> [Given exercise] Give every line again exactly as it appears, please, but not the pictures.

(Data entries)
......

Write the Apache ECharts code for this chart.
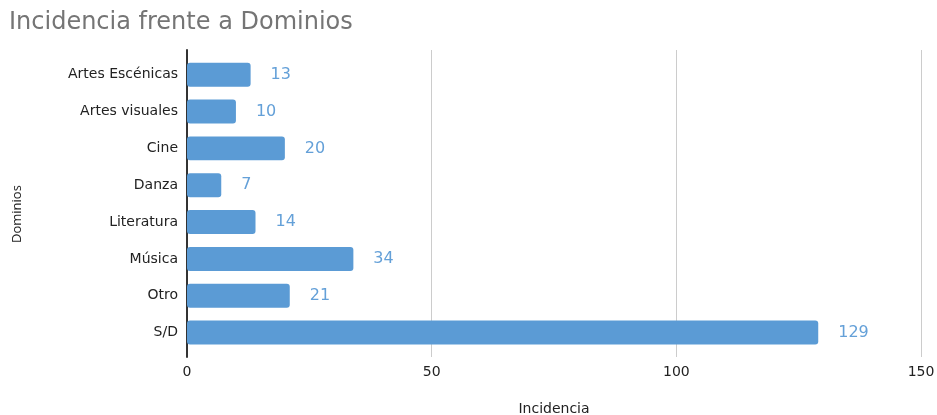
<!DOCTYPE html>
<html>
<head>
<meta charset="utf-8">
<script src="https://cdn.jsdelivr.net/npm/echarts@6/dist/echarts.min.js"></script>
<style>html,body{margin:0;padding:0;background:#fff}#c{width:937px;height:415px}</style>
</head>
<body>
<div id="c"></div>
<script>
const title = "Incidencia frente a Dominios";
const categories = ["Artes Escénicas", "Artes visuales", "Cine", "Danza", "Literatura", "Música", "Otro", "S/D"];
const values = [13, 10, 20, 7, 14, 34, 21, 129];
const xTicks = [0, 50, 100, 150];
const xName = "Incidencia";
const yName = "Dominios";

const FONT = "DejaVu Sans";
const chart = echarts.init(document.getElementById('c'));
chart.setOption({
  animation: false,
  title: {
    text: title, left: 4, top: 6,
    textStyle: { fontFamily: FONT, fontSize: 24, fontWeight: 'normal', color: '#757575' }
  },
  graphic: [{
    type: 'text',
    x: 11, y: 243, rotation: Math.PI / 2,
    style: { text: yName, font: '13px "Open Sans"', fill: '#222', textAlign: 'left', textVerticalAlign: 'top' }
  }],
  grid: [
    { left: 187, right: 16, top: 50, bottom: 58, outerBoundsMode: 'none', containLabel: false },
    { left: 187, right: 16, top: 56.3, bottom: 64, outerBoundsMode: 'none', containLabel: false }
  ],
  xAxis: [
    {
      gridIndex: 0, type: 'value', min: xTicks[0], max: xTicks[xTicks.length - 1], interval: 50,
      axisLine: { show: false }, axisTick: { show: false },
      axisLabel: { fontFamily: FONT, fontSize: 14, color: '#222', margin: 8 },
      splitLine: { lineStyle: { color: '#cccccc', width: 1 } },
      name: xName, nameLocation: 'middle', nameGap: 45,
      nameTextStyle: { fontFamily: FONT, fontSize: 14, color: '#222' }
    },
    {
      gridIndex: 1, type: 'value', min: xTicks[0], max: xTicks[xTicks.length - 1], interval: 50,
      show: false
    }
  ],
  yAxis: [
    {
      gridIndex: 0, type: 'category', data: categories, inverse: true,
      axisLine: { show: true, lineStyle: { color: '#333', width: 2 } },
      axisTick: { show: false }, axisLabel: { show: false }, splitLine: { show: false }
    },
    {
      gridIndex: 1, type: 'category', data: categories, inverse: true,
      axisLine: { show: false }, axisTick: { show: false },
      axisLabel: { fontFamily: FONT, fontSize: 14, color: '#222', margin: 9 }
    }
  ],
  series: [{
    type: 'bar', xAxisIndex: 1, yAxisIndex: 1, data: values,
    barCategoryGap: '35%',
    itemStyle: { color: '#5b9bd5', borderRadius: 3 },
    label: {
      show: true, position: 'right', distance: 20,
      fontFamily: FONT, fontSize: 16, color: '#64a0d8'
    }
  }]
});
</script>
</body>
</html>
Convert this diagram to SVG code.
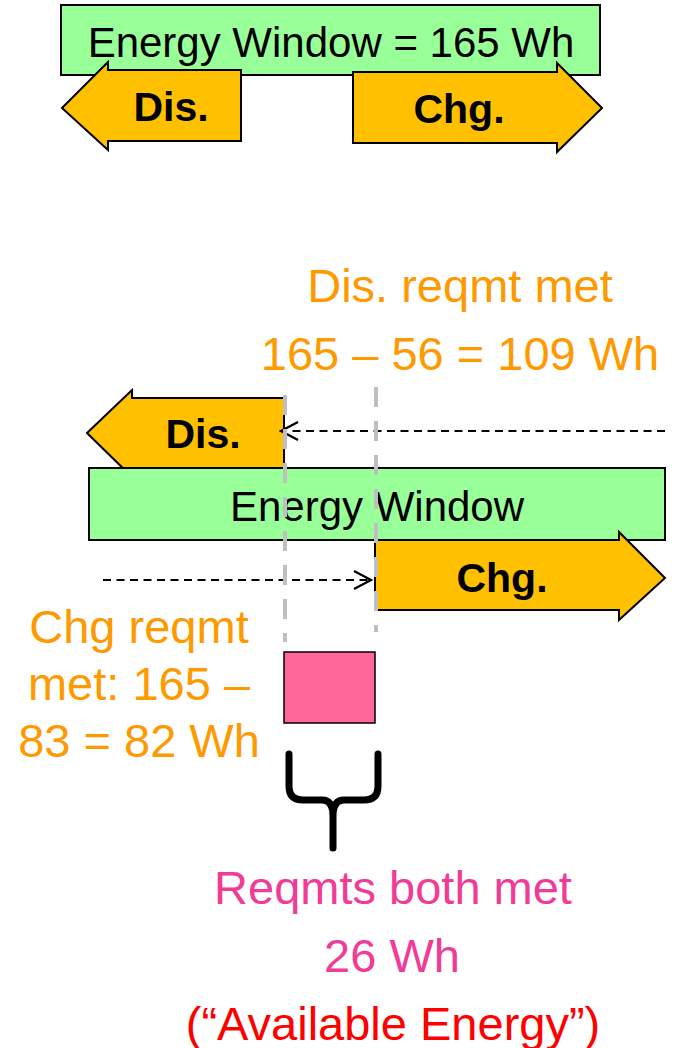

......

> [Answer to the exercise]
Write the Apache ECharts code for this chart.
<!DOCTYPE html>
<html>
<head>
<meta charset="utf-8">
<script src="https://cdn.jsdelivr.net/npm/echarts@6/dist/echarts.min.js"></script>
<style>html,body{margin:0;padding:0;background:#fff}#c{width:937px;height:415px}</style>
</head>
<body>
<div id="c"></div>
<script>
const title = "Incidencia frente a Dominios";
const categories = ["Artes Escénicas", "Artes visuales", "Cine", "Danza", "Literatura", "Música", "Otro", "S/D"];
const values = [13, 10, 20, 7, 14, 34, 21, 129];
const xTicks = [0, 50, 100, 150];
const xName = "Incidencia";
const yName = "Dominios";

const FONT = "DejaVu Sans";
const chart = echarts.init(document.getElementById('c'));
chart.setOption({
  animation: false,
  title: {
    text: title, left: 4, top: 6,
    textStyle: { fontFamily: FONT, fontSize: 24, fontWeight: 'normal', color: '#757575' }
  },
  graphic: [{
    type: 'text',
    x: 11, y: 243, rotation: Math.PI / 2,
    style: { text: yName, font: '13px "Open Sans"', fill: '#222', textAlign: 'left', textVerticalAlign: 'top' }
  }],
  grid: [
    { left: 187, right: 16, top: 50, bottom: 58, outerBoundsMode: 'none', containLabel: false },
    { left: 187, right: 16, top: 56.3, bottom: 64, outerBoundsMode: 'none', containLabel: false }
  ],
  xAxis: [
    {
      gridIndex: 0, type: 'value', min: xTicks[0], max: xTicks[xTicks.length - 1], interval: 50,
      axisLine: { show: false }, axisTick: { show: false },
      axisLabel: { fontFamily: FONT, fontSize: 14, color: '#222', margin: 8 },
      splitLine: { lineStyle: { color: '#cccccc', width: 1 } },
      name: xName, nameLocation: 'middle', nameGap: 45,
      nameTextStyle: { fontFamily: FONT, fontSize: 14, color: '#222' }
    },
    {
      gridIndex: 1, type: 'value', min: xTicks[0], max: xTicks[xTicks.length - 1], interval: 50,
      show: false
    }
  ],
  yAxis: [
    {
      gridIndex: 0, type: 'category', data: categories, inverse: true,
      axisLine: { show: true, lineStyle: { color: '#333', width: 2 } },
      axisTick: { show: false }, axisLabel: { show: false }, splitLine: { show: false }
    },
    {
      gridIndex: 1, type: 'category', data: categories, inverse: true,
      axisLine: { show: false }, axisTick: { show: false },
      axisLabel: { fontFamily: FONT, fontSize: 14, color: '#222', margin: 9 }
    }
  ],
  series: [{
    type: 'bar', xAxisIndex: 1, yAxisIndex: 1, data: values,
    barCategoryGap: '35%',
    itemStyle: { color: '#5b9bd5', borderRadius: 3 },
    label: {
      show: true, position: 'right', distance: 20,
      fontFamily: FONT, fontSize: 16, color: '#64a0d8'
    }
  }]
});
</script>
</body>
</html>
Convert this diagram to SVG code.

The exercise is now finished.